Use yield as an initial filter, not a final decision. A target yield range — consistent with your income needs, risk tolerance, and time horizon — helps screen the investable universe down to manageable size. But every stock that passes the yield filter requires investigation of the metrics that determine whether the yield is sustainable and growing: payout ratio, free cash flow coverage, debt levels, competitive position, and dividend growth history.
Weight dividend growth rate alongside current yield. A stock yielding 2.5% with a ten-year dividend growth rate of 9% will be yielding more on your cost basis than a stock yielding 5% with a growth rate of 1% within approximately eight years — and will have delivered significantly better total returns through both income growth and capital appreciation. For investors with long time horizons, dividend growth rate often matters more than starting yield.
Treat unusually high yields as investigation triggers. Any yield significantly above sector peers demands an explanation before it represents an investment opportunity. The explanation may be legitimate — temporary market dislocation, sector-wide valuation compression — or it may be a warning — deteriorating fundamentals, unsustainable payout, market anticipation of a cut. Only investigation distinguishes between the two.
Track yield on cost as your portfolio matures. Current yield tells you the market’s income assessment; yield on cost tells you how your original capital is actually performing. Portfolios of quality dividend growth stocks typically show steadily rising yield on cost over time, quantifying the compounding income benefit that is the dividend growth strategy’s core promise and its most powerful long-term result.
The Bottom Line
Dividend yield is the starting point of income investing analysis, not its conclusion. It captures a real and important dimension of investment value — the current income rate a stock generates on invested capital — but it captures only that dimension. The direction from which the yield arrived (dividend increase or price decline), the sustainability of the underlying dividend (payout ratio and free cash flow coverage), the sector context of the yield level, the dividend growth rate that determines future income trajectory, and the total return potential that includes both income and capital appreciation — all of these dimensions together produce the complete picture that dividend yield alone cannot.

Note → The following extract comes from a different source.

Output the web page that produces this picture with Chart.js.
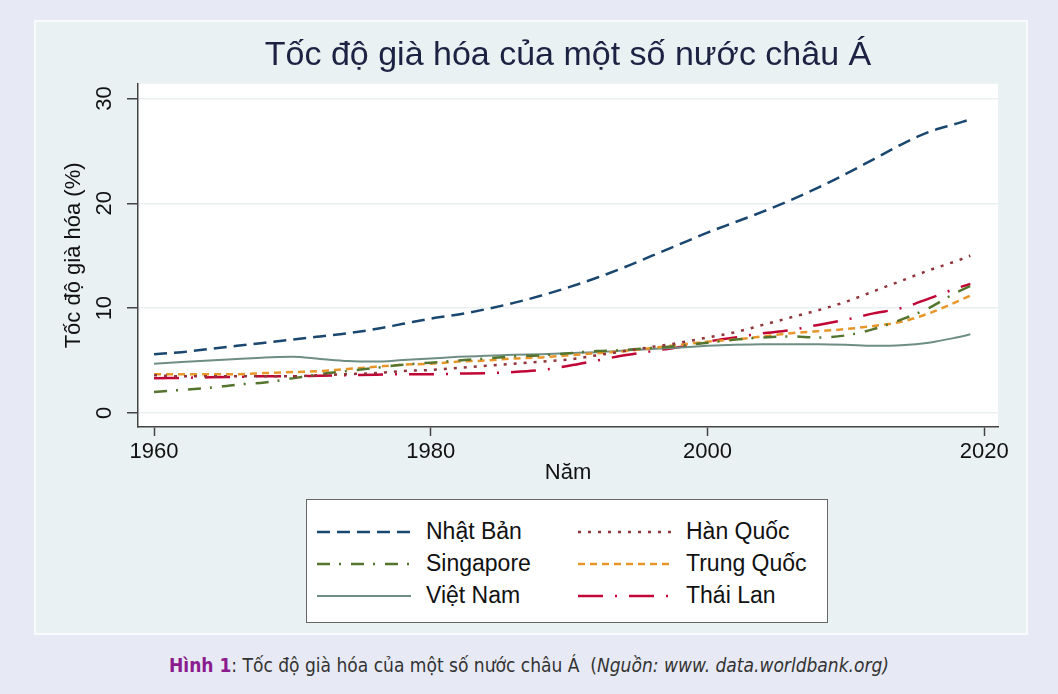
<!DOCTYPE html>
<html>
<head>
<meta charset="utf-8">
<script src="https://cdn.jsdelivr.net/npm/chart.js@4"></script>
<style>
  html, body { margin: 0; padding: 0; }
  body { width: 1058px; height: 694px; background: #e7eaf4; position: relative; overflow: hidden; font-family: "Liberation Sans", Arial, sans-serif; }
  #panel { position: absolute; left: 36px; top: 22px; width: 990px; height: 611px; background: #eaf1f3; outline: 2px solid #f8fafb; }
  #chartBox { position: absolute; left: 0; top: 0; width: 990px; height: 475px; }
  #legend { position: absolute; left: 270px; top: 477px; width: 522px; height: 124px; background: #fff; border: 1.5px solid #666; box-sizing: border-box; }
  .item { position: absolute; height: 30px; font-size: 23px; color: #111; line-height: 30px; }
  .item canvas { position: absolute; top: 13px; }
  .item span { position: absolute; white-space: nowrap; }
  #caption { position: absolute; left: 0; width: 1058px; top: 654px; text-align: center; font-family: "Liberation Sans Narrow", "DejaVu Sans Condensed", sans-serif; font-size: 19px; color: #333; }
  #caption b { color: #8b1b8f; }
</style>
</head>
<body>
<div id="panel">
  <div id="chartBox"><canvas id="graficoGiaHoa"></canvas></div>
  <div id="legend"></div>
</div>
<div id="caption"><b>Hình 1</b>: Tốc độ già hóa của một số nước châu Á &nbsp;(<i>Nguồn: www. data.worldbank.org)</i></div>

<script>
// số liệu (% dân số 65+)
const nam = [1960, 1962, 1964, 1966, 1968, 1970, 1972, 1974, 1976, 1978, 1980, 1982, 1984, 1986, 1988,
  1990, 1992, 1994, 1996, 1998, 2000, 2002, 2004, 2006, 2008, 2010, 2012, 2014, 2016, 2018, 2019];
const nhatBan = [5.6, 5.8, 6.1, 6.4, 6.7, 7.0, 7.3, 7.6, 8.0, 8.5, 9.0, 9.4, 9.9, 10.5, 11.2,
  12.0, 12.9, 13.9, 15.0, 16.1, 17.2, 18.2, 19.2, 20.3, 21.5, 22.8, 24.2, 25.6, 26.8, 27.6, 28.0];
const hanQuoc = [3.6, 3.5, 3.5, 3.5, 3.5, 3.5, 3.6, 3.7, 3.8, 4.0, 4.1, 4.3, 4.5, 4.7, 4.9,
  5.1, 5.5, 5.9, 6.3, 6.7, 7.2, 7.7, 8.4, 9.1, 9.8, 10.6, 11.6, 12.6, 13.6, 14.5, 15.0];
const singapore = [2.0, 2.2, 2.4, 2.7, 2.9, 3.3, 3.7, 4.0, 4.3, 4.6, 4.8, 5.0, 5.2, 5.4, 5.5,
  5.7, 5.9, 6.0, 6.2, 6.4, 6.7, 7.0, 7.2, 7.3, 7.2, 7.4, 8.0, 8.9, 10.0, 11.5, 12.1];
const trungQuoc = [3.7, 3.7, 3.7, 3.7, 3.8, 3.9, 4.0, 4.2, 4.4, 4.6, 4.7, 4.9, 5.0, 5.2, 5.3,
  5.5, 5.7, 5.9, 6.2, 6.5, 6.8, 7.0, 7.3, 7.6, 7.8, 8.0, 8.3, 8.7, 9.5, 10.6, 11.2];
const vietNam = [4.7, 4.85, 5.0, 5.15, 5.3, 5.35, 5.15, 4.95, 4.9, 5.05, 5.2, 5.35, 5.45, 5.55, 5.6,
  5.7, 5.8, 5.95, 6.1, 6.25, 6.4, 6.5, 6.55, 6.55, 6.55, 6.5, 6.4, 6.45, 6.7, 7.2, 7.5];
const thaiLan = [3.3, 3.35, 3.4, 3.45, 3.5, 3.5, 3.55, 3.6, 3.65, 3.7, 3.7, 3.75, 3.8, 3.9, 4.1,
  4.5, 5.0, 5.5, 5.9, 6.3, 6.8, 7.2, 7.6, 7.9, 8.4, 8.9, 9.5, 10.0, 10.9, 11.9, 12.3];

const nhanX = [1960, 1980, 2000, 2020];
const nhanY = [0, 10, 20, 30];

const duongKe = [
  { label: "Nhật Bản", data: nhatBan, color: "#1a476f", dash: [13, 7], width: 2.5 },
  { label: "Hàn Quốc", data: hanQuoc, color: "#90353b", dash: [3, 7], width: 2.5 },
  { label: "Singapore", data: singapore, color: "#55752f", dash: [13, 9, 2, 10], width: 2.5 },
  { label: "Trung Quốc", data: trungQuoc, color: "#e8962a", dash: [7, 5], width: 2.5 },
  { label: "Việt Nam", data: vietNam, color: "#6e8e84", dash: [], width: 2 },
  { label: "Thái Lan", data: thaiLan, color: "#c10534", dash: [25, 12, 2, 12], width: 2.5 },
];

const nenTrang = {
  id: "nenTrang",
  beforeDraw(chart) {
    const a = chart.chartArea;
    chart.ctx.save();
    chart.ctx.fillStyle = "#ffffff";
    chart.ctx.fillRect(a.left, a.top, a.right - a.left, a.bottom - a.top);
    chart.ctx.restore();
  },
};

const phong = "'Liberation Sans', Arial, sans-serif";

new Chart(document.getElementById("graficoGiaHoa"), {
  type: "line",
  data: {
    datasets: duongKe.map((d) => ({
      label: d.label,
      data: nam.map((x, i) => ({ x: x, y: d.data[i] })),
      borderColor: d.color,
      backgroundColor: d.color,
      borderDash: d.dash,
      borderWidth: d.width,
      pointRadius: 0,
      cubicInterpolationMode: "monotone",
      fill: false,
    })),
  },
  options: {
    responsive: true,
    maintainAspectRatio: false,
    animation: false,
    layout: { padding: { left: 0, right: 28, top: 0, bottom: 0 } },
    plugins: {
      legend: { display: false },
      tooltip: { enabled: false },
      title: {
        display: true,
        fullSize: false,
        text: "Tốc độ già hóa của một số nước châu Á",
        color: "#1c2242",
        font: { family: phong, size: 34, weight: "normal" },
        padding: { top: 13, bottom: 8 },
      },
    },
    scales: {
      x: {
        type: "linear",
        min: 1958.84,
        max: 2021.0,
        afterBuildTicks: (s) => { s.ticks = nhanX.map((v) => ({ value: v })); },
        afterFit: (s) => { s.height = 70; },
        border: { color: "#444", width: 1.5 },
        grid: { drawOnChartArea: false, drawTicks: true, tickLength: 9, tickColor: "#444", tickWidth: 1.5 },
        ticks: { color: "#111", font: { family: phong, size: 22 }, padding: 3, maxRotation: 0, callback: (v) => String(v) },
        title: { display: true, text: "Năm", color: "#111", font: { family: phong, size: 22 }, padding: { top: 0, bottom: 11 } },
      },
      y: {
        min: -1.34,
        max: 31.4,
        afterBuildTicks: (s) => { s.ticks = nhanY.map((v) => ({ value: v })); },
        afterFit: (s) => { s.width = 102; },
        border: { color: "#444", width: 1.5 },
        grid: { color: "#e8f0f2", lineWidth: 1.5, drawTicks: true, tickLength: 11, tickColor: "#444", tickWidth: 1.5 },
        ticks: { color: "#111", font: { family: phong, size: 22 }, padding: 10, minRotation: 90, maxRotation: 90, crossAlign: "center", callback: (v) => String(v) },
        title: { display: true, text: "Tốc độ già hóa (%)", color: "#111", font: { family: phong, size: 22 }, padding: { top: 25, bottom: 0 } },
      },
    },
  },
  plugins: [nenTrang],
});

// chú giải: 2 cột x 3 hàng
const legend = document.getElementById("legend");
const viTriCot = [{ line: 10, text: 119 }, { line: 271, text: 379 }];
duongKe.forEach((d, i) => {
  const cot = i % 2, hang = Math.floor(i / 2);
  const item = document.createElement("div");
  item.className = "item";
  item.style.left = "0px";
  item.style.top = (16 + hang * 32) + "px";
  const c = document.createElement("canvas");
  c.width = 94; c.height = 6;
  c.style.left = viTriCot[cot].line + "px";
  const ctx = c.getContext("2d");
  ctx.strokeStyle = d.color;
  ctx.lineWidth = d.width;
  ctx.setLineDash(d.dash);
  ctx.beginPath(); ctx.moveTo(0, 3); ctx.lineTo(94, 3); ctx.stroke();
  const t = document.createElement("span");
  t.textContent = d.label;
  t.style.left = viTriCot[cot].text + "px";
  item.appendChild(c);
  item.appendChild(t);
  legend.appendChild(item);
});
</script>
</body>
</html>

Investors who use yield as one input among many, contextualized within a broader analysis of dividend safety and growth, build portfolios that deliver growing, reliable income for decades. Those who use it as the primary or sole selection criterion consistently find that the highest yields in their portfolios become the most frequent sources of disappointment — because the market, in most cases, was correctly pricing the risk that the attractive headline number concealed.
Understand the yield. Investigate beyond it. And build a portfolio where the yields you hold are not merely attractive today, but growing reliably into the future you are investing for.
Disclaimer: This article is for educational and informational purposes only and does not constitute financial advice. All investments involve risk, including the possible loss of principal. Dividend payments are never guaranteed and may be reduced or eliminated at any time. Past performance does not guarantee future results. Please consult a qualified financial advisor before making investment decisions.